Executive Member, SGMD
Rebecca Hamilton, author and Washington Post special correspondent, discusses the current situation in Darfur and U.S. involvement over the years.
Rebecca Hamilton, special correspondent for the Washington Post, spent four years reporting and writing her book, Fighting for Darfur: Public Action and the Struggle to Stop Genocide. Hamilton spoke at Ohio University on Tuesday, March 1st, 2011, in the E.W. Scripps School of Journalism. Her visit was sponsored by the Institute for International Journalism and the African Studies program at Ohio University in collaboration with the Pulitzer Center on Crisis Reporting.
In an interview with this author, Hamilton said that now her focus is “to get people interested in actually learning the lessons that are there to be learned from our engagement with Darfur – what worked, what didn’t work, and what that means for how we can do better next time.”
The American public’s interest in the Darfur conflict dramatically increased after former Secretary of State Colin Powell in 2004 referred to the situation as genocide during his address to the Senate Foreign Relations Committee.
“That determination was pivotal as a catalyst for the formation of what can broadly be called the ‘Save Darfur Movement,’” Hamilton said. “I think the use of the word ‘genocide’ resonated very, very strongly for many communities in the United States.”
During her speech at Scripps Anderson Auditorium on Tuesday evening, Hamilton said several factors contributed to the genocide in Darfur, including land disputes as a result of desertification in the area, a pan-Arab ideology, and arms flows as a result of the Cold War.

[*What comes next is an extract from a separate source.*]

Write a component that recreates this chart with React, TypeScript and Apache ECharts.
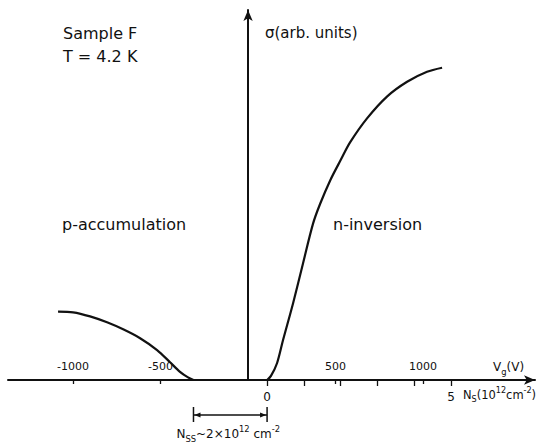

Click Here to Watch her Video Interview
The Sudanese government in Khartoum fed off of an already existing inter-ethnic conflict by providing weapons and monetary aid to the Janjaweed, a nomadic Arab group at odds with the generally sedentary non-Arab Sudanese in Darfur. This was done when non-Arab groups known as the Sudan Liberation Army and the Justice and Equality Movement rebelled against the government on the grounds that they were socio-economically marginalized and were not being represented in power sharing.

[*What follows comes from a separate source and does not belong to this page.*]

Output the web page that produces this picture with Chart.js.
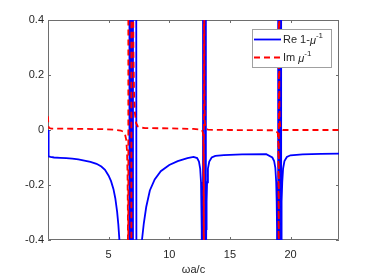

The Janjaweed are responsible for such atrocities as looting and ravaging towns and for abducting, sexually assaulting, gang raping, and murdering non-Arab Sudanese citizens on a mass scale.

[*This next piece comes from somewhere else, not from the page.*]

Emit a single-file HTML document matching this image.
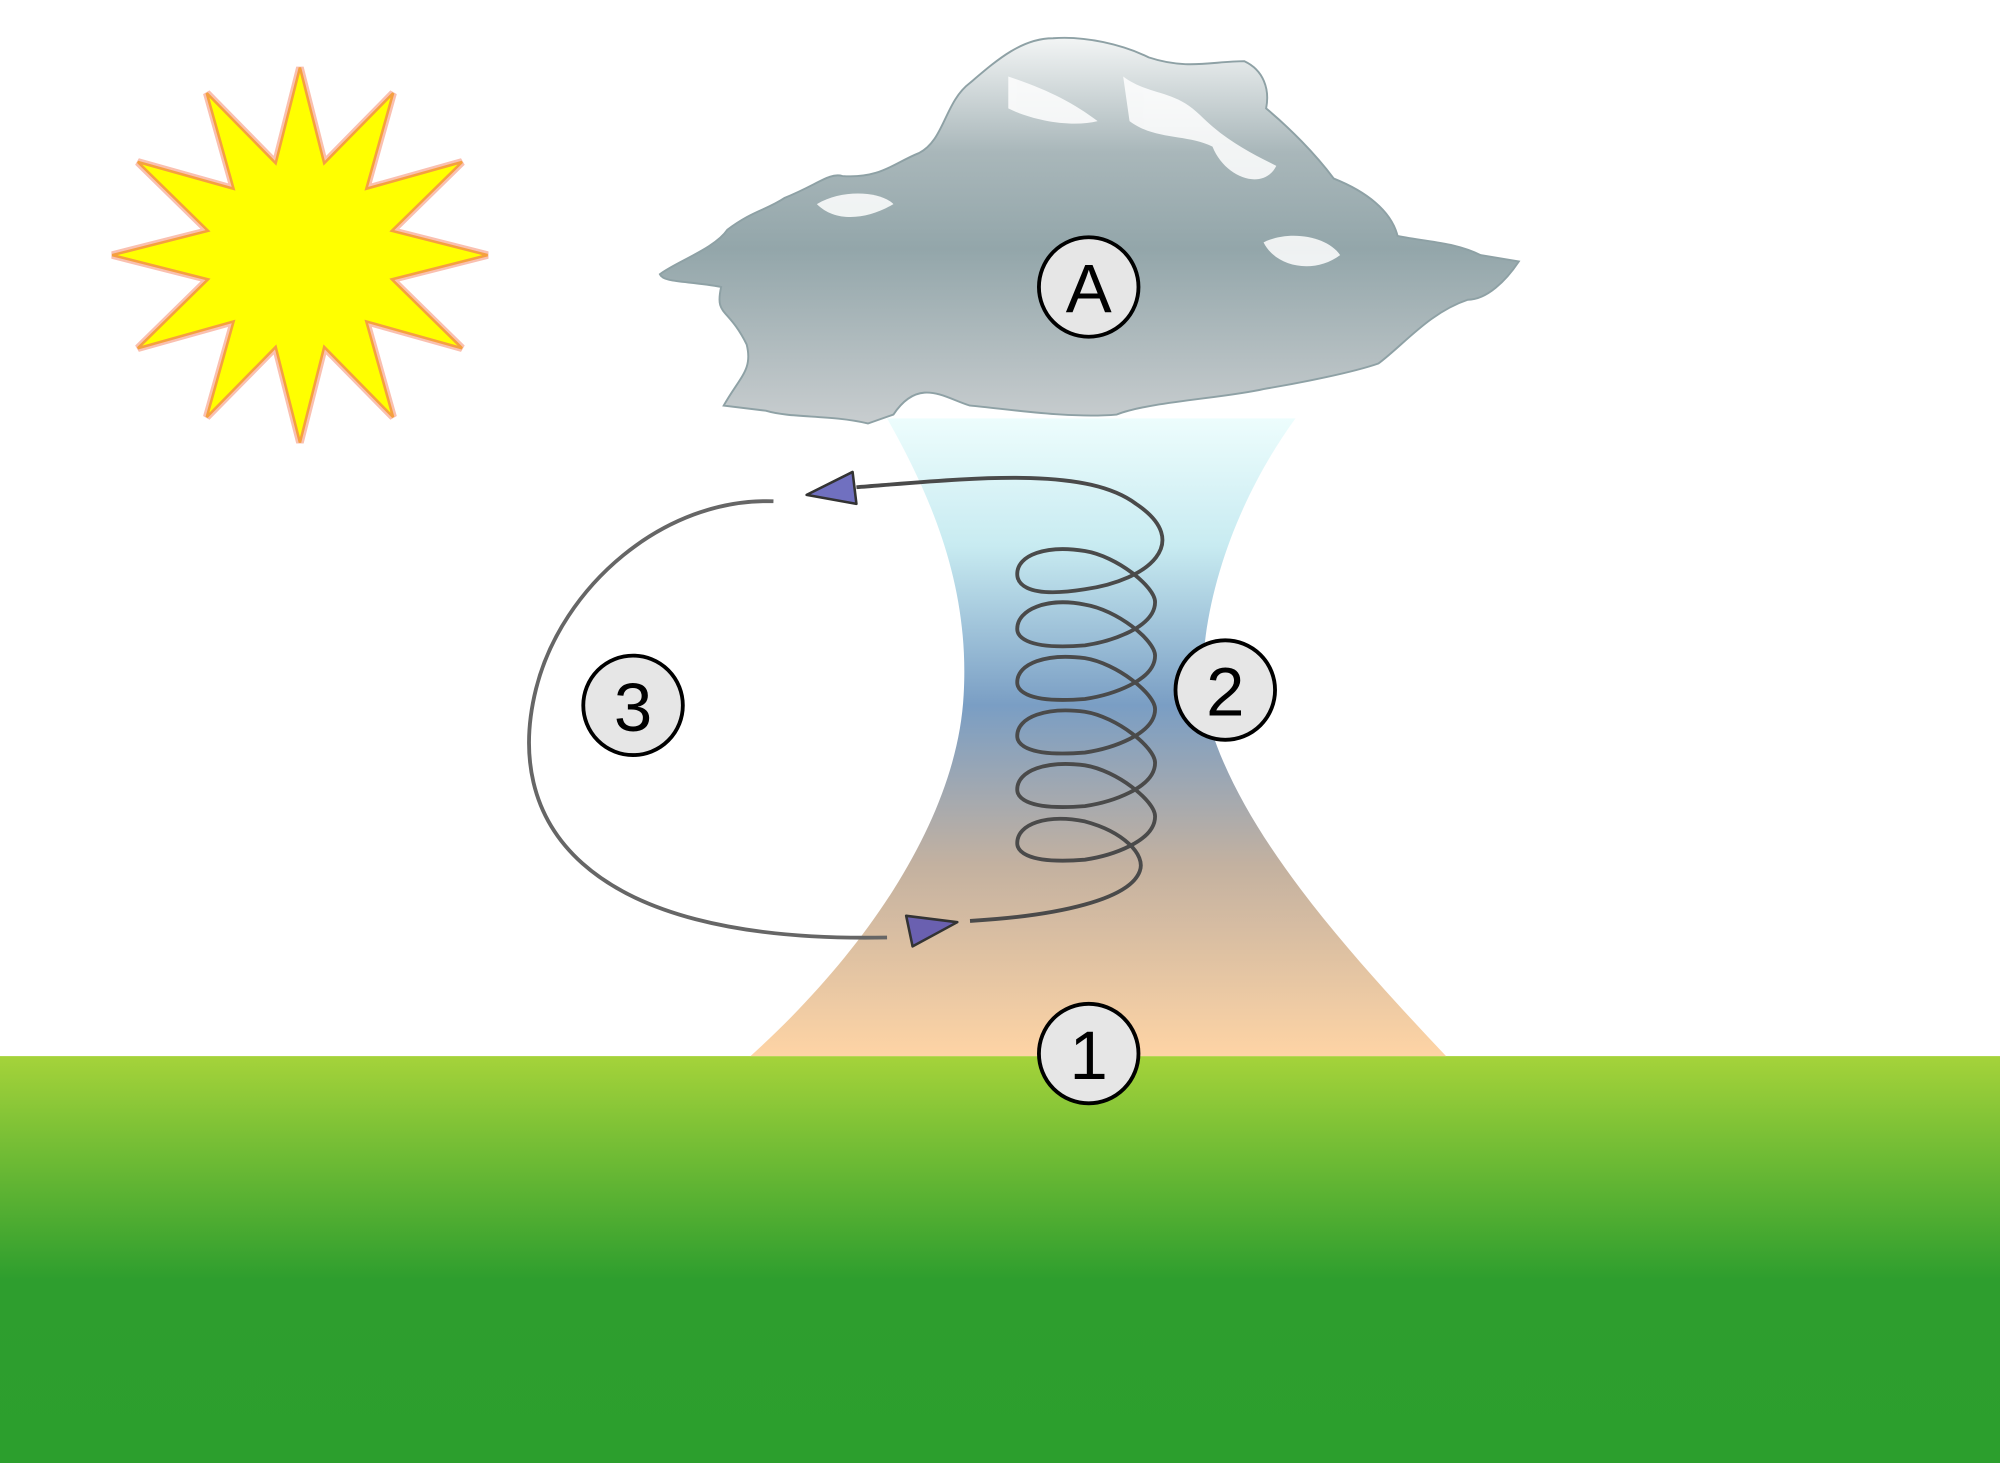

The Sudanese government signed a ceasefire agreement with the Justice and Equality Movement in February, 2010.
Millions of the Sudanese people are currently displaced as a direct result of the conflict in Darfur.
Hamilton has met some “phenomenal” women at these camps who are raising children in “conditions that are totally unacceptable, and still retaining – trying to retain – some hope for the future because they just have to keep going for their kids as much as anything else.”
The displacement camps are heavily skewed toward women because often during the violence women were raped and men were killed, and those men who were not killed were often part of a rebel group.
“But now the world is starting to walk away from Darfur, even though the situation there is not resolved,” Hamilton said.
Hamilton noted that the situation is actually much worse now than it has been in many years, as there has been more displacement in the past two months than in the five years before that.
“Today, I think people have started to realize that it’s not the 2003, 2004 situation,” Hamilton said. “But they sort of think that if there are not these huge massacres occurring, that somehow the situation is fine, failing to appreciate that when you still have 2.7 million people who can’t return to their homes, this is not a situation that is okay and that still needs a huge amount of work.”
Another part of Sudan has been in the news recently. A referendum occurred in January, resulting in the decision to have an independent South Sudan.
Hamilton said a lot of people know that there was a referendum in southern Sudan and that it went peacefully. “What’s frightening is that very many people think that that dealt with the situation in Darfur, failing to realize that South Sudan is a completely different part of the country.”
Southern Sudanese have decided to make English the official language. Since the official language has long been Arabic, these Arabic-speaking teachers are now struggling to teach their students in English.
A language barrier in Sudan is not the only obstacle in the classroom – there are also a disproportionate number of boys to girls in school.
Certain economic situations further complicate relations between northern and southern Sudan. The government in Khartoum has gathered a $35 billion debt, and they want the Southern government to take on a piece of that debt.
Part of this debt was incurred from fueling the military budget for the long war against southern Sudan in which 2 million people died.
“What does it mean for 2 million people to die?” Hamilton asked during her public lecture. “Every single person I interviewed had a family member who died. That’s the only way that I could wrap my head around it.”
There are also questions of citizenship rights in the new two-state Sudan, and an agreement needs to be reached concerning the sharing of oil wealth.
There has been a great deal of media attention on the referendum that passed in January in southern Sudan, but this has detracted from the media coverage in Darfur.
“It seems we can only focus on just the South, or just Darfur, and never able to put the whole picture together,” Hamilton said. “That’s what really needs to happen.”